-- Start of Data excerpt --
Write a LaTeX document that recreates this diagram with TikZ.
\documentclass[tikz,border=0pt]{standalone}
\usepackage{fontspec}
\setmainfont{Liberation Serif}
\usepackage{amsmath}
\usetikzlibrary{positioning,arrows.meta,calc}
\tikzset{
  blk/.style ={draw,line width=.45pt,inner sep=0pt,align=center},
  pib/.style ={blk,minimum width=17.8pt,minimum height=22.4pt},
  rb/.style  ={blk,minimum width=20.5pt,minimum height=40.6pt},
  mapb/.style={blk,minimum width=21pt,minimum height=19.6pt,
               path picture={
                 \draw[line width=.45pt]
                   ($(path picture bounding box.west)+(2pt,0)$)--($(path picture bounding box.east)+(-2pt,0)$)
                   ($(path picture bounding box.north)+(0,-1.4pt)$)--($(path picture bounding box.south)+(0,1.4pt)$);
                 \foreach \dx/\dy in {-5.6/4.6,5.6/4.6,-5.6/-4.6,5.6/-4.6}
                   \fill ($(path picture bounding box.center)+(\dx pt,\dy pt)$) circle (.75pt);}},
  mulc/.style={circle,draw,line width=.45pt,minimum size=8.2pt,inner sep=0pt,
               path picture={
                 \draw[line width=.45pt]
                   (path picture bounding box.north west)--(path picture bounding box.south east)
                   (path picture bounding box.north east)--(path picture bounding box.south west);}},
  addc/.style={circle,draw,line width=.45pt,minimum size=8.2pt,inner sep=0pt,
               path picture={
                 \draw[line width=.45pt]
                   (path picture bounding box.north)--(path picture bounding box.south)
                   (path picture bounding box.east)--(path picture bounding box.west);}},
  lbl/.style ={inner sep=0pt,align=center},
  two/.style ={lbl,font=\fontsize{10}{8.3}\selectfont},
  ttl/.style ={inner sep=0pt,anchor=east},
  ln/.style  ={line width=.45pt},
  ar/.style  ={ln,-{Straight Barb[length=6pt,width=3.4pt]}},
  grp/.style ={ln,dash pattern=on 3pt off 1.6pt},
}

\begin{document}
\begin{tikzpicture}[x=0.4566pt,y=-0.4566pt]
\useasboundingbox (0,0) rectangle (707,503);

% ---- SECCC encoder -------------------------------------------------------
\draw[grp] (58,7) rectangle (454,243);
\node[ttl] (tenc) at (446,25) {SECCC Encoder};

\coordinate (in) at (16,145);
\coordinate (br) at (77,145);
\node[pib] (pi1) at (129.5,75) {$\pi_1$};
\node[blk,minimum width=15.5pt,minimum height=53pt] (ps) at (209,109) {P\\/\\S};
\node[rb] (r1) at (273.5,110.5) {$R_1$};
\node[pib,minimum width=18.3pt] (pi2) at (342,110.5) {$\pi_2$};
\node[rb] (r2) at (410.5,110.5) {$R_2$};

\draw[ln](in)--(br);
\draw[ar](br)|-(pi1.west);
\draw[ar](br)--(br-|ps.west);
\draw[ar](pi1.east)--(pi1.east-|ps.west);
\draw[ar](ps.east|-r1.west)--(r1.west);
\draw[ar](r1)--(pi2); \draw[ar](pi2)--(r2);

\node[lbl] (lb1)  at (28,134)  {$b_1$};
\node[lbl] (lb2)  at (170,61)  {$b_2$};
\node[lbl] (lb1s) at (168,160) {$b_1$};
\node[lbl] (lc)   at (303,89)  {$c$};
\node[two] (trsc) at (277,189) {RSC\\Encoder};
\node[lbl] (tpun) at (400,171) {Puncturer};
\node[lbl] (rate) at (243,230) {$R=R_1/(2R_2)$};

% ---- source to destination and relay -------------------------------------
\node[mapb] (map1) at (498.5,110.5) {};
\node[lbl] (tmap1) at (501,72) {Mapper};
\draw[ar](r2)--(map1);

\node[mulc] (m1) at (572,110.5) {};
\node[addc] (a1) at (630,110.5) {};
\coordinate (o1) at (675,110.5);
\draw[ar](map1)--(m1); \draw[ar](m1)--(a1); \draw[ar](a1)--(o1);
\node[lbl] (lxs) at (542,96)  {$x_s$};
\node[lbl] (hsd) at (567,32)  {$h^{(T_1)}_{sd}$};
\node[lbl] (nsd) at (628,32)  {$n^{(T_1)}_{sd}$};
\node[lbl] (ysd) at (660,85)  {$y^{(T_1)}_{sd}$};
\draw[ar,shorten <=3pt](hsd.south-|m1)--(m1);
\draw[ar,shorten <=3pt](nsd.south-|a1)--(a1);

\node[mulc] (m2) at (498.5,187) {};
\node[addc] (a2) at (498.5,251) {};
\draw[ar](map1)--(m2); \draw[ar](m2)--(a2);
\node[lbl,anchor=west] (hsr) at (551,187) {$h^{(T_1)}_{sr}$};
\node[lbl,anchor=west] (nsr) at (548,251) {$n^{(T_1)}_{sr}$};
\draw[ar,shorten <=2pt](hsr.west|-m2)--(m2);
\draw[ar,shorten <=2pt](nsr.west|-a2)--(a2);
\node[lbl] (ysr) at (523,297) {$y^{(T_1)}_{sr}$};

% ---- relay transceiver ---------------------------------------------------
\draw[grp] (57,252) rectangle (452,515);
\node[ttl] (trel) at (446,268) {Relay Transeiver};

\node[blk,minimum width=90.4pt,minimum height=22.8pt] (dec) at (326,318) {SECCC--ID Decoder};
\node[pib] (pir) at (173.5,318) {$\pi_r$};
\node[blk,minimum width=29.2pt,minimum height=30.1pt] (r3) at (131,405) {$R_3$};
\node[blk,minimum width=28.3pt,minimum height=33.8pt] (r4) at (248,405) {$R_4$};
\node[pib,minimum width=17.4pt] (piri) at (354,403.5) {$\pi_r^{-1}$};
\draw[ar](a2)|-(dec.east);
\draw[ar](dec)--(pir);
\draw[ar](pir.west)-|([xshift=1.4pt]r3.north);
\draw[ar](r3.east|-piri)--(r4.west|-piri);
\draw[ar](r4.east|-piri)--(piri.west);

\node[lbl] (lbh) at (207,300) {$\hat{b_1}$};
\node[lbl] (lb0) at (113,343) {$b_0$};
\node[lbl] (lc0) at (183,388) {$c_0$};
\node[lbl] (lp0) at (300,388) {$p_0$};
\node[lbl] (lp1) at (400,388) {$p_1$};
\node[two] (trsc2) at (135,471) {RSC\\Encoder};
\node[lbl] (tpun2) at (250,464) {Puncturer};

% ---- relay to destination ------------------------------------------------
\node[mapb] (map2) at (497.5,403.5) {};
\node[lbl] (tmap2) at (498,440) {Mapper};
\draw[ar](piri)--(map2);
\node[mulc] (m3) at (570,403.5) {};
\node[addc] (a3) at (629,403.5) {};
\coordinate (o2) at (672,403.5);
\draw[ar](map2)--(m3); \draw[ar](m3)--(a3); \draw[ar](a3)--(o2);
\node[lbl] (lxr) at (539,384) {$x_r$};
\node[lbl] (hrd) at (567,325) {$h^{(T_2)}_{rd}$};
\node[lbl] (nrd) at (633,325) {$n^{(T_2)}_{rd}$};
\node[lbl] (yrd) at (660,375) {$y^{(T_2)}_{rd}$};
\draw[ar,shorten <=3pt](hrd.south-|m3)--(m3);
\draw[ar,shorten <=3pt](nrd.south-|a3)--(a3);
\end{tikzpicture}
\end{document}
-- End of Data excerpt --
What to produce
Return a word-for-word copy of the lines from the beginning of the listing to the line holding "(tenc) at (446,25)", both kept.

Correct output
Write a LaTeX document that recreates this diagram with TikZ.
\documentclass[tikz,border=0pt]{standalone}
\usepackage{fontspec}
\setmainfont{Liberation Serif}
\usepackage{amsmath}
\usetikzlibrary{positioning,arrows.meta,calc}
\tikzset{
  blk/.style ={draw,line width=.45pt,inner sep=0pt,align=center},
  pib/.style ={blk,minimum width=17.8pt,minimum height=22.4pt},
  rb/.style  ={blk,minimum width=20.5pt,minimum height=40.6pt},
  mapb/.style={blk,minimum width=21pt,minimum height=19.6pt,
               path picture={
                 \draw[line width=.45pt]
                   ($(path picture bounding box.west)+(2pt,0)$)--($(path picture bounding box.east)+(-2pt,0)$)
                   ($(path picture bounding box.north)+(0,-1.4pt)$)--($(path picture bounding box.south)+(0,1.4pt)$);
                 \foreach \dx/\dy in {-5.6/4.6,5.6/4.6,-5.6/-4.6,5.6/-4.6}
                   \fill ($(path picture bounding box.center)+(\dx pt,\dy pt)$) circle (.75pt);}},
  mulc/.style={circle,draw,line width=.45pt,minimum size=8.2pt,inner sep=0pt,
               path picture={
                 \draw[line width=.45pt]
                   (path picture bounding box.north west)--(path picture bounding box.south east)
                   (path picture bounding box.north east)--(path picture bounding box.south west);}},
  addc/.style={circle,draw,line width=.45pt,minimum size=8.2pt,inner sep=0pt,
               path picture={
                 \draw[line width=.45pt]
                   (path picture bounding box.north)--(path picture bounding box.south)
                   (path picture bounding box.east)--(path picture bounding box.west);}},
  lbl/.style ={inner sep=0pt,align=center},
  two/.style ={lbl,font=\fontsize{10}{8.3}\selectfont},
  ttl/.style ={inner sep=0pt,anchor=east},
  ln/.style  ={line width=.45pt},
  ar/.style  ={ln,-{Straight Barb[length=6pt,width=3.4pt]}},
  grp/.style ={ln,dash pattern=on 3pt off 1.6pt},
}

\begin{document}
\begin{tikzpicture}[x=0.4566pt,y=-0.4566pt]
\useasboundingbox (0,0) rectangle (707,503);

% ---- SECCC encoder -------------------------------------------------------
\draw[grp] (58,7) rectangle (454,243);
\node[ttl] (tenc) at (446,25) {SECCC Encoder};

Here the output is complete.